I tried using the standard method of finding all the critical points inside the region and using the method of Lagrange multipliers on the boundary of the region to find the extrema. But I am not getting the right answers given at the back of the book. In fact, I am not even getting an answer.
 A: Your general approach seems to be correct. First we find any critical points inside the region: We define $f(x,y)=\frac{1}{8}xy+200x$. We calculate the partial derivatives
$$\frac{\partial f}{\partial x}=\frac{1}{8}y+200$$
$$\frac{\partial f}{\partial y}=\frac{1}{8}x$$
We set both of these equal to $0$ to find our only critical point is $(0,-25)$. But we can easily see this is not a local minimum or maximum, as moving along the line $y=x$ shows that, in any neighbourhood of our critical point, $f$ can be both greater and less than $f(0,-25)$.
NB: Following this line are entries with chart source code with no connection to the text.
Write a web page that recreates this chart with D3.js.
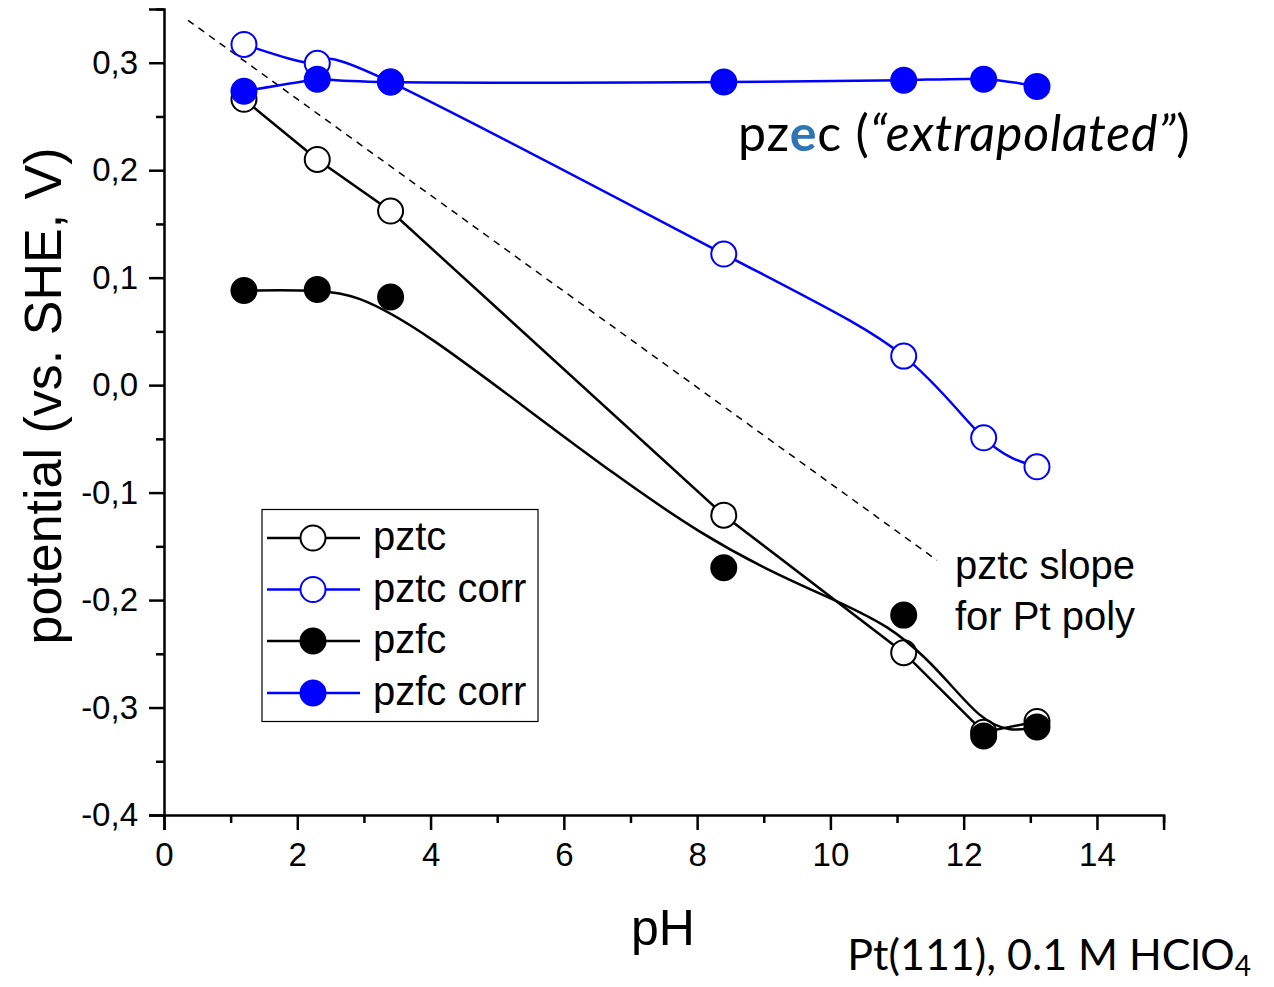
<!DOCTYPE html>
<html><head><meta charset="utf-8">
<script src="https://cdn.jsdelivr.net/npm/d3@7"></script>
<style>body{margin:0;background:#fff}svg{display:block}</style>
</head><body>
<svg id="c" width="1274" height="987"></svg>
<script>
const pH = [1.2, 2.3, 3.4, 8.4, 11.1, 12.3, 13.1];
const pztc = [0.266, 0.210, 0.162, -0.121, -0.249, -0.323, -0.313];
const pztcCorr = [0.317, 0.2995, 0.282, 0.122, 0.027, -0.049, -0.076];
const pzfc = [0.088, 0.089, 0.082, -0.170, -0.214, -0.3265, -0.318];
const pzfcCorr = [0.2735, 0.2847, 0.282, 0.282, 0.2837, 0.2847, 0.278];
const slopeLine = [[0.36, 0.3395], [11.6, -0.163]];
const xMajor = [0, 2, 4, 6, 8, 10, 12, 14];
const xMinor = [1, 3, 5, 7, 9, 11, 13, 15];
const yMajor = [-0.4, -0.3, -0.2, -0.1, 0.0, 0.1, 0.2, 0.3];
const yMinor = [-0.35, -0.25, -0.15, -0.05, 0.05, 0.15, 0.25, 0.35];
const legendLabels = ["pztc", "pztc corr", "pzfc", "pzfc corr"];

const svg = d3.select("#c");
const x = d3.scaleLinear().domain([0, 15]).range([164, 1163.6]);
const y = d3.scaleLinear().domain([-0.4, 0.35]).range([815, 9]);
const fmt = v => d3.format(".1f")(v).replace(".", ",").replace("\u2212", "-");
const AR = "'Liberation Sans', Arial, sans-serif";
const CAL = "Lato, 'Open Sans', sans-serif";

// axes
const gx = svg.append("g").attr("transform", `translate(0,${y(-0.4)})`);
gx.call(d3.axisBottom(x).tickValues(xMajor).tickSize(15).tickPadding(13).tickFormat(d3.format("d")));
gx.append("g").attr("class", "minor").call(d3.axisBottom(x).tickValues(xMinor).tickSize(8).tickFormat(""));
const gy = svg.append("g").attr("transform", `translate(${x(0)},0)`);
gy.call(d3.axisLeft(y).tickValues(yMajor).tickSize(15).tickPadding(11).tickFormat(fmt));
gy.append("g").attr("class", "minor").call(d3.axisLeft(y).tickValues(yMinor).tickSize(8).tickFormat(""));
svg.selectAll(".minor .domain").remove();
svg.selectAll(".domain").attr("stroke", "#000").attr("stroke-width", 2.5);
svg.selectAll(".tick line").attr("stroke", "#000").attr("stroke-width", 2.5);
svg.selectAll(".tick text").attr("font-family", AR).attr("font-size", 33).attr("fill", "#000");

// dashed slope line
svg.append("line")
  .attr("x1", x(slopeLine[0][0])).attr("y1", y(slopeLine[0][1]))
  .attr("x2", x(slopeLine[1][0])).attr("y2", y(slopeLine[1][1]))
  .attr("stroke", "#000").attr("stroke-width", 1.5).attr("stroke-dasharray", "7,6");

const series = [
  {vals: pztc, color: "#000", fill: "#fff", curve: d3.curveLinear},
  {vals: pztcCorr, color: "#0000ff", fill: "#fff", curve: d3.curveNatural},
  {vals: pzfc, color: "#000", fill: "#000", curve: d3.curveBasis},
  {vals: pzfcCorr, color: "#0000ff", fill: "#0000ff", curve: d3.curveNatural}
];
const R = 12.5;
series.forEach(s => {
  const pts = pH.map((p, i) => [p, s.vals[i]]);
  svg.append("path")
    .attr("d", d3.line().x(d => x(d[0])).y(d => y(d[1])).curve(s.curve)(pts))
    .attr("fill", "none").attr("stroke", s.color).attr("stroke-width", 2.5);
  svg.selectAll(null).data(pts).enter().append("circle")
    .attr("cx", d => x(d[0])).attr("cy", d => y(d[1])).attr("r", R)
    .attr("fill", s.fill).attr("stroke", s.color).attr("stroke-width", 2);
});

// legend
svg.append("rect").attr("x", 262).attr("y", 509.5).attr("width", 276).attr("height", 212)
  .attr("fill", "#fff").attr("stroke", "#000").attr("stroke-width", 1.2);
const legY = [538, 589.5, 641, 693];
series.forEach((s, i) => {
  const g = svg.append("g");
  g.append("line").attr("x1", 267).attr("x2", 360).attr("y1", legY[i]).attr("y2", legY[i])
    .attr("stroke", s.color).attr("stroke-width", 2.5);
  g.append("circle").attr("cx", 313).attr("cy", legY[i]).attr("r", R)
    .attr("fill", s.fill).attr("stroke", s.color).attr("stroke-width", 2);
  g.append("text").attr("x", 373).attr("y", legY[i]).attr("dy", "0.3em")
    .attr("font-family", AR).attr("font-size", 40).text(legendLabels[i]);
});

// axis titles
svg.append("text").attr("transform", "translate(61,396) rotate(-90)")
  .attr("text-anchor", "middle").attr("font-family", AR).attr("font-size", 52)
  .text("potential (vs. SHE, V)");
svg.append("text").attr("x", 663).attr("y", 945).attr("text-anchor", "middle")
  .attr("font-family", AR).attr("font-size", 50).text("pH");

// annotations
const t1 = svg.append("text").attr("x", 738).attr("y", 151)
  .attr("font-family", CAL).attr("font-size", 50).attr("letter-spacing", 0.8);
t1.append("tspan").text("pz");
t1.append("tspan").attr("fill", "#2e75b6").attr("font-weight", "bold").text("e");
t1.append("tspan").text("c (");
t1.append("tspan").attr("font-style", "italic").text("\u201Cextrapolated\u201D");
t1.append("tspan").text(")");

svg.append("text").attr("x", 955).attr("y", 579).attr("font-family", AR).attr("font-size", 40).text("pztc slope");
svg.append("text").attr("x", 955).attr("y", 630).attr("font-family", AR).attr("font-size", 40).text("for Pt poly");

const t2 = svg.append("text").attr("x", 1251).attr("y", 970).attr("text-anchor", "end")
  .attr("font-family", CAL).attr("font-size", 43);
t2.append("tspan").text("Pt(111), 0.1 M HClO");
t2.append("tspan").attr("font-size", 28).attr("dy", 6).text("4");
</script>
</body></html>
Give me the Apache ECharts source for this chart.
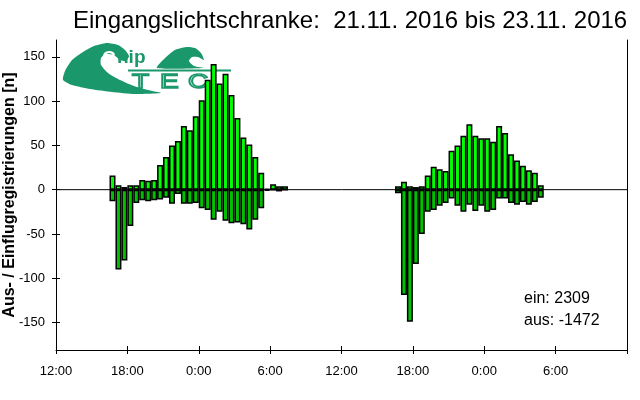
<!DOCTYPE html>
<html><head><meta charset="utf-8">
<script src="https://cdn.jsdelivr.net/npm/echarts@6/dist/echarts.min.js"></script>
<style>html,body{margin:0;padding:0;background:#fff}#c{width:640px;height:400px}</style>
</head><body><div id="c"></div>
<script>
const titleText = 'Eingangslichtschranke:  21.11. 2016 bis 23.11. 2016';
const yAxisTitle = 'Aus- / Einflugregistrierungen [n]';
const xTickLabels = ['12:00','18:00','0:00','6:00','12:00','18:00','0:00','6:00',''];
const yTickValues = [-150,-100,-50,0,50,100,150];
const summaryLines = ['ein: 2309','aus: -1472'];

// half-hour bins, night 21.11 -> 22.11
const night1Times = ['16:30','17:00','17:30','18:00','18:30','19:00','19:30','20:00','20:30','21:00','21:30','22:00','22:30','23:00','23:30',
                     '0:00','0:30','1:00','1:30','2:00','2:30','3:00','3:30','4:00','4:30','5:00','5:30','6:00','6:30','7:00'];
const night1Ein = [16,5,3,5,5,11,10,11,28,37,50,55,72,67,83,101,124,142,120,131,107,81,59,51,37,19,1,6,4,4];
const night1Aus = [-13,-90,-80,-41,-15,-12,-13,-12,-11,-9,-16,-5,-16,-16,-15,-21,-23,-34,-25,-35,-38,-37,-39,-45,-34,-21,-1,0,-2,0];

// half-hour bins, night 22.11 -> 23.11
const night2Times = ['16:30','17:00','17:30','18:00','18:30','19:00','19:30','20:00','20:30','21:00','21:30','22:00','22:30','23:00','23:30',
                     '0:00','0:30','1:00','1:30','2:00','2:30','3:00','3:30','4:00','4:30'];
const night2Ein = [4,9,4,3,4,16,26,23,21,44,50,61,74,61,58,58,54,72,64,40,33,27,22,19,5];
const night2Aus = [-4,-119,-149,-84,-50,-25,-23,-18,-15,-10,-18,-25,-17,-24,-18,-25,-23,-10,-10,-15,-17,-14,-17,-14,-9];

// hours since 21.11. 12:00, bar centred in its half-hour bin
function toHours(t, dayOffset){
  const p = t.split(':');
  let v = +p[0] + (+p[1])/60 - 12;
  if (v < 0) v += 24;
  return v + dayOffset + 0.25;
}
const einData = [], ausData = [];
night1Times.forEach((t,i)=>{ const x = toHours(t,0); einData.push([x, night1Ein[i]]); ausData.push([x, night1Aus[i]]); });
night2Times.forEach((t,i)=>{ const x = toHours(t,24); einData.push([x, night2Ein[i]]); ausData.push([x, night2Aus[i]]); });

const FONT = 'Arial, "Liberation Sans", sans-serif';
const TEAL = '#1b986b';
const Y_MIN = -181, Y_MAX = 169;

const chart = echarts.init(document.getElementById('c'), null, {renderer:'canvas'});
const yBase = {type:'value', min:Y_MIN, max:Y_MAX, splitLine:{show:false}};
chart.setOption({
  animation:false,
  backgroundColor:'#fff',
  grid:{left:56, right:13, top:40, bottom:50, containLabel:false, outerBoundsMode:'none'},
  xAxis:[
    {type:'value', min:0, max:48, interval:6, position:'bottom',
     axisLine:{show:true, onZero:false, lineStyle:{color:'#000', width:1}},
     axisTick:{show:true, inside:false, length:4, lineStyle:{color:'#000'}},
     axisLabel:{color:'#000', fontFamily:FONT, fontSize:13, margin:15,
                formatter:v=>xTickLabels[Math.round(v/6)] || ''},
     splitLine:{show:false}},
    {type:'value', min:0, max:48, interval:6, position:'bottom',
     axisLine:{show:false, onZero:false},
     axisTick:{show:true, inside:true, length:4, lineStyle:{color:'#000'}},
     axisLabel:{show:false}, splitLine:{show:false}}
  ],
  yAxis:[
    Object.assign({}, yBase, {position:'left',
      name:yAxisTitle, nameLocation:'middle', nameGap:38, nameMoveOverlap:false,
      nameTextStyle:{color:'#000', fontFamily:FONT, fontSize:16, fontWeight:'bold'},
      axisLine:{show:true, onZero:false, lineStyle:{color:'#000', width:1}},
      axisTick:{show:true, inside:false, length:4, customValues:yTickValues, lineStyle:{color:'#000'}},
      axisLabel:{color:'#000', fontFamily:FONT, fontSize:13, margin:11, customValues:yTickValues}}),
    Object.assign({}, yBase, {position:'left',
      axisLine:{show:false, onZero:false},
      axisTick:{show:true, inside:true, length:4, customValues:yTickValues, lineStyle:{color:'#000'}},
      axisLabel:{show:false, customValues:yTickValues}}),
    Object.assign({}, yBase, {position:'right',
      axisLine:{show:true, onZero:false, lineStyle:{color:'#000', width:1}},
      axisTick:{show:false}, axisLabel:{show:false}})
  ],
  series:[
    {name:'ein', type:'bar', xAxisIndex:0, yAxisIndex:0, data:einData, barWidth:6, barGap:'-100%', z:3,
     itemStyle:{color:'#00ff00', borderColor:'#000', borderWidth:1.5}},
    {name:'aus', type:'bar', xAxisIndex:0, yAxisIndex:0, data:ausData, barWidth:6, barGap:'-100%', z:3,
     itemStyle:{color:'#00c000', borderColor:'#000', borderWidth:1.5}},
    {name:'zero', type:'line', xAxisIndex:0, yAxisIndex:0, data:[[0,0],[48,0]], symbol:'none', silent:true, z:5,
     lineStyle:{color:'#000', width:1}}
  ],
  graphic:[
    {type:'text', left:73, top:9, z:10, style:{text:titleText, font:'24px '+FONT, fill:'#000'}},
    {type:'text', left:524, top:291, z:10, style:{text:summaryLines[0], font:'16px '+FONT, fill:'#000'}},
    {type:'text', left:524, top:313, z:10, style:{text:summaryLines[1], font:'16px '+FONT, fill:'#000'}},
    // ChipTEC logo (decorative)
    {type:'polygon', z:1, shape:{smooth:0.2, points:[[63,80],[65,71],[72,60],[83,52],[94,46],[107,43],[118,45],[125,50],[129,56],[126,61],[120,60],[114,55],[106,54],[101,58],[101,65],[108,73],[120,80],[134,86],[148,90],[161,93],[135,94],[112,92],[90,89],[72,85]]}, style:{fill:TEAL}},
    {type:'polygon', z:1, shape:{smooth:0.2, points:[[157,68],[165,58],[175,50],[186,47],[195,48],[201,53],[204,60],[198,57],[192,57],[189,61],[194,66],[204,68]]}, style:{fill:TEAL}},
    {type:'text', x:102, y:49, z:2, style:{text:'C', font:'bold 19px '+FONT, fill:'#fff'}},
    {type:'text', x:117, y:48, z:2, style:{text:'hip', font:'bold 19px '+FONT, fill:TEAL}},
    {type:'line', z:1, shape:{x1:128, y1:70.5, x2:231, y2:70.5}, style:{stroke:TEAL, lineWidth:2}},
    {type:'text', x:132, y:72, z:1, scaleX:1.4, style:{text:'T', font:'20px '+FONT, fill:'rgba(0,0,0,0)', stroke:TEAL, lineWidth:1.5}},
    {type:'text', x:160, y:72, z:1, scaleX:1.4, style:{text:'E', font:'20px '+FONT, fill:'rgba(0,0,0,0)', stroke:TEAL, lineWidth:1.5}},
    {type:'text', x:188, y:72, z:1, scaleX:1.4, style:{text:'C', font:'20px '+FONT, fill:'rgba(0,0,0,0)', stroke:TEAL, lineWidth:1.5}}
  ]
});
</script></body></html>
So we turn our attention to the boundary.
We will use the method of Lagrange Multipliers, with $f$ as above and $g(x,y)=x^4+y^4$. We introduce the multiplier $\lambda$ and solve
$$\nabla(f-\lambda g)=0$$
which gives rise to the equations
$$\frac{1}{8}y+200-4\lambda x^3=0$$
$$\frac{1}{8}x-4\lambda y^3=0$$
We solve the second equation for $\lambda$ to give 
$$\lambda=\frac{1}{32}\frac{x}{y^3}$$
We substitute into the 1st equation to give
$$\frac{1}{8}y+200-\frac{1}{8}\frac{x^4}{y^3}=0$$
Solving this for $x^4$ gives
$$x^4=y^4+1600y^3$$
We substitute this into our condition on $g$ to give
$$2y^4+1600y^3=30000$$
This has 2 real solutions which we will call $y_1,y_2$, with $y1\approx -800$ and $y_2\approx 2.65$. We see that only $y_2$ is valid in our region.
So we find the real $x$ that correspond to $y2$. These are $x=\pm \left(y_2^4+1600y_2^3\right)^\frac{1}{4}$
These correspond to roughly $(-13.12,2.65),(13.12,2.65)$. As our boundary is a compact set, $f$ will attain its maximum and minimum values on the boundary, and in particular these will be critical points. By evaluating $f$ at the two points we’ve found, we see that $(—13.12,2.65)$ is the global minimum, and $(13.12,2.65)$ is the global maximum. So the point in the region of highest altitude is $(13.12,2.65)$, and the point of lowest altitude is $(-13.12,2.65)$.